Klarinet Archive - Posting 000101.txt from 2003/02

From: "Patricia A. Smith" <patricia@-----.net>
Subj: [kl] OT: pipe organs, church music and rodents; was, Affect of Hall Acoustics
Date: Tue, 4 Feb 2003 11:08:52 -0500

LeliaLoban@-----.com wrote:

> That organ (an Aeolian-Skinner rebuild of something older, with additional
> recent work) is one of the largest in the USA. It's got something like 200
> independent ranks plus electronic simulacrae.

It was magnificent instruments like these that tempted me to desert the
clarinet for study of organ. Alas, I had already commenced down the
dark path of clarinetistry, and it has forever dominated my destiny.
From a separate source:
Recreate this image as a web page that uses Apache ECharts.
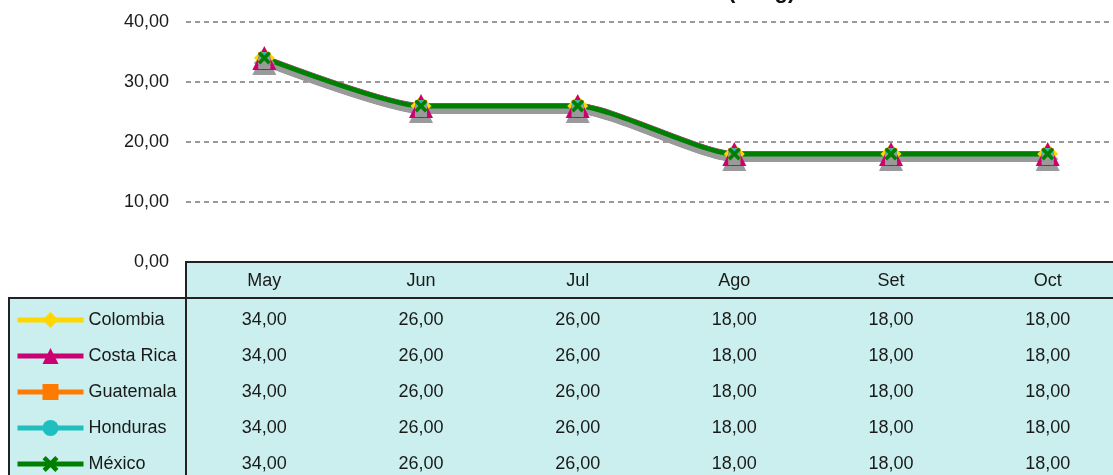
<!DOCTYPE html>
<html>
<head>
<meta charset="utf-8">
<script src="https://cdn.jsdelivr.net/npm/echarts@6/dist/echarts.min.js"></script>
<style>
html,body{margin:0;padding:0;background:#fff;}
#c{width:1113px;height:475px;}
</style>
</head>
<body>
<div id="c"></div>
<script>
var months = ['May', 'Jun', 'Jul', 'Ago', 'Set', 'Oct'];
var countries = ['Colombia', 'Costa Rica', 'Guatemala', 'Honduras', 'México'];
var colombia  = [34, 26, 26, 18, 18, 18];
var costaRica = [34, 26, 26, 18, 18, 18];
var guatemala = [34, 26, 26, 18, 18, 18];
var honduras  = [34, 26, 26, 18, 18, 18];
var mexico    = [34, 26, 26, 18, 18, 18];
var yTicks = [0, 10, 20, 30, 40];
var titleText = '(S/.kg)';

var seriesData = [colombia, costaRica, guatemala, honduras, mexico];
var colors = ['#FFD700', '#CC0070', '#FF7A00', '#1FBFBF', '#008000'];
var xPath = 'path://M0,2 L2,0 L5,3 L8,0 L10,2 L7,5 L10,8 L8,10 L5,7 L2,10 L0,8 L3,5 Z';
var symbols = ['diamond', 'triangle', 'rect', 'circle', xPath];
var sizes = [21, 24, 12, 12, 13];
var widths = [5, 6, 5, 5, 5];

function fmt(v) { return v.toFixed(2).replace('.', ','); }
var FONT = '"Liberation Sans", Arial, sans-serif';
var TXT = '#1a1a1a';

var chart = echarts.init(document.getElementById('c'), null, {renderer: 'canvas'});

var xAxes = [{
  type: 'category', data: months, gridIndex: 0, position: 'bottom',
  boundaryGap: true,
  axisLine: {show: true, lineStyle: {color: '#222', width: 2}},
  axisTick: {show: false},
  axisLabel: {interval: 0, margin: 10, fontSize: 18, fontFamily: FONT, color: TXT, lineHeight: 18},
  splitLine: {show: false}
}];
seriesData.forEach(function (arr, i) {
  xAxes.push({
    type: 'category', data: months, gridIndex: 0, position: 'bottom',
    offset: 40 + 36 * i, boundaryGap: true,
    axisLine: {show: false}, axisTick: {show: false}, splitLine: {show: false},
    axisLabel: {interval: 0, margin: 9, fontSize: 18, fontFamily: FONT, color: TXT, lineHeight: 18,
      formatter: function (v, idx) { return fmt(arr[idx]); }}
  });
});

var series = countries.map(function (name, i) {
  return {
    name: name, type: 'line', xAxisIndex: 0, yAxisIndex: 0,
    data: seriesData[i], smooth: 0.2,
    symbol: symbols[i], symbolSize: sizes[i],
    lineStyle: {color: colors[i], width: widths[i], shadowColor: '#9a9a9a', shadowOffsetY: 5, shadowBlur: 0},
    itemStyle: {color: colors[i], shadowColor: '#9a9a9a', shadowOffsetY: 5, shadowBlur: 0},
    emphasis: {disabled: true},
    animation: false
  };
});

var option = {
  animation: false,
  grid: {left: 186, top: 22, right: -13, bottom: 213, containLabel: false, outerBoundsMode: 'none'},
  xAxis: xAxes,
  yAxis: {
    type: 'value', min: 0, max: 40, interval: 10,
    axisLine: {show: false}, axisTick: {show: false},
    axisLabel: {margin: 17, fontSize: 18, fontFamily: FONT, color: TXT,
      formatter: function (v) { return fmt(v); }},
    splitLine: {show: true, lineStyle: {color: '#7a7a7a', width: 1.5, type: [5, 4]}}
  },
  legend: {
    data: countries, orient: 'vertical', left: 15, top: 310, height: 220, padding: 0,
    itemWidth: 66, itemHeight: 20, itemGap: 16,
    selectedMode: false,
    textStyle: {fontSize: 18, fontFamily: FONT, color: TXT, lineHeight: 20},
    lineStyle: {shadowColor: 'rgba(0,0,0,0)', shadowOffsetY: 0, width: 5},
    itemStyle: {shadowColor: 'rgba(0,0,0,0)', shadowOffsetY: 0}
  },
  graphic: [
    {type: 'rect', z: -10, shape: {x: 186, y: 262, width: 940, height: 220}, style: {fill: '#CBEEEE'}},
    {type: 'rect', z: -10, shape: {x: 8, y: 298, width: 178, height: 190}, style: {fill: '#CBEEEE'}},
    {type: 'line', z: 50, shape: {x1: 186, y1: 261, x2: 186, y2: 480}, style: {stroke: '#222', lineWidth: 2}},
    {type: 'line', z: 50, shape: {x1: 8, y1: 298, x2: 1120, y2: 298}, style: {stroke: '#222', lineWidth: 2}},
    {type: 'line', z: 50, shape: {x1: 9, y1: 298, x2: 9, y2: 480}, style: {stroke: '#222', lineWidth: 2}},
    {type: 'text', z: 50, x: 728, y: -8, style: {text: titleText, font: 'bold 22px "Liberation Sans", Arial, sans-serif', fill: '#111', verticalAlign: 'middle', align: 'left'}}
  ],
  series: series
};
chart.setOption(option);
</script>
</body>
</html>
> At one point when my uncle was playing for a church where the organ was a
> worn-out old wreck, he got so fed up with begging, begging, begging for a
> visit from the technician outside the precious *schedule* that he went on
> strike in the middle of the offertory. The organ loft was in the apse, where
> the congregation could see him. In the middle of his solo, he stopped
> playing, stood up, dramatically plunked a key connected to a pipe that
> produced nothing but a wheezing noise, turned and bowed low to the
> butt-headedly stingy chairman of the church building committee sitting in the
> front pew, and walked out.

Good for him. It is too bad that more church musicians (the real ones)
don't do that more often. Unfortunately, in this insane day and time,
the congregation is more likely to sell the organ parts to some silly
faux-antique shop like some of the junk places we have in
Fredericksburg, then set up a bunch of unpaid pop Christian artists to
serenade the people during services with their more "people friendly
style" aided by taped or CD's recordings "that is much more encouraging
of the participation of the people in the service" or whatever other
propaganda they've bought into to justify that crap. oops...off-topic
here... Sorry for the rant, it's a personal thing, I'll take it to my
shrink. :p

...a few days later, the tech set up scaffolding, climbed up to the
bat roosts,
pulled the offending pipe,turned it over and dumped out a dead mouse.
(I'm using that story in the
> novel _Passacaglia and Fugue_, except I changed the 8 ft. diapason rank into
> a 32 ft. contra-bombarde rank, and the mouse into a great big rat.) Just in
> case anybody's feeling seriously inconvenienced by the need to clean gunk out
> of the clarinet register tube once in a while.... ;-)

he he he...don't you think some people are grossed out enough by a dead
ant? I love this idea, and want to read this book when it comes out.
Hurry up! btw, is it a mystery or a straight novel?